Two-dimensional binary transition metal nitride MN4 ( M = V, Cr, Mn, Fe, Co) with a graphenelike structure and strong magnetic properties

Abstract

Binary transition metal nitride with a graphene-like structure and strong magnetic properties is rare. Based on the first-principles calculations, we design two kinds of $M{\mathrm{N}}_{4}$ ($M$ = transition metal) monolayers, which are transition metal nitrides with a planar structure, made up of $M{\mathrm{N}}_{4}$ units aligned in the rhombic and square patterns.
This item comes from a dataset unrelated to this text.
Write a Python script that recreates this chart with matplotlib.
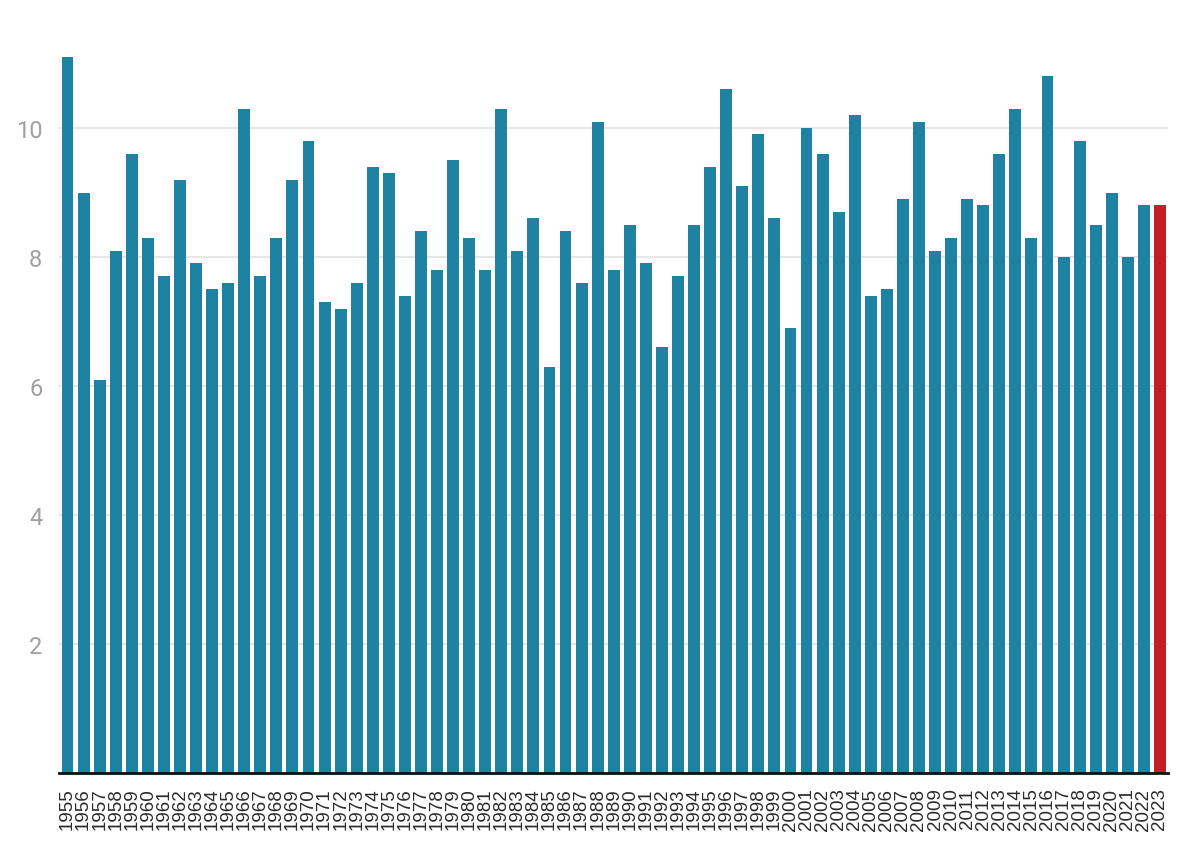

The two structural lattices have robust stability and good compatibility with different metal atoms, and the underlying mechanism is the combination of $s{p}^{2}$ hybridization, coordinate bond, and $\ensuremath{\pi}$ conjugation. With the metal atom changing from V, Cr, Mn, Fe to Co, the total charge of $M{\mathrm{N}}_{4}$ system increases by one electron in turn, which results in continuous adjustability of the electronic and magnetic properties. The planar ligand field is another feature of the two $M{\mathrm{N}}_{4}$ lattices, which brings about the special splitting of five suborbitals of $3d$ metal atom and gives rise to strong magnetism. Moreover, room-temperature ferromagnetism in square-${\mathrm{CoN}}_{4}$ monolayer with the Curie temperatures of 321 K is determined by solving the Heisenberg model combined with Monte Carlo method.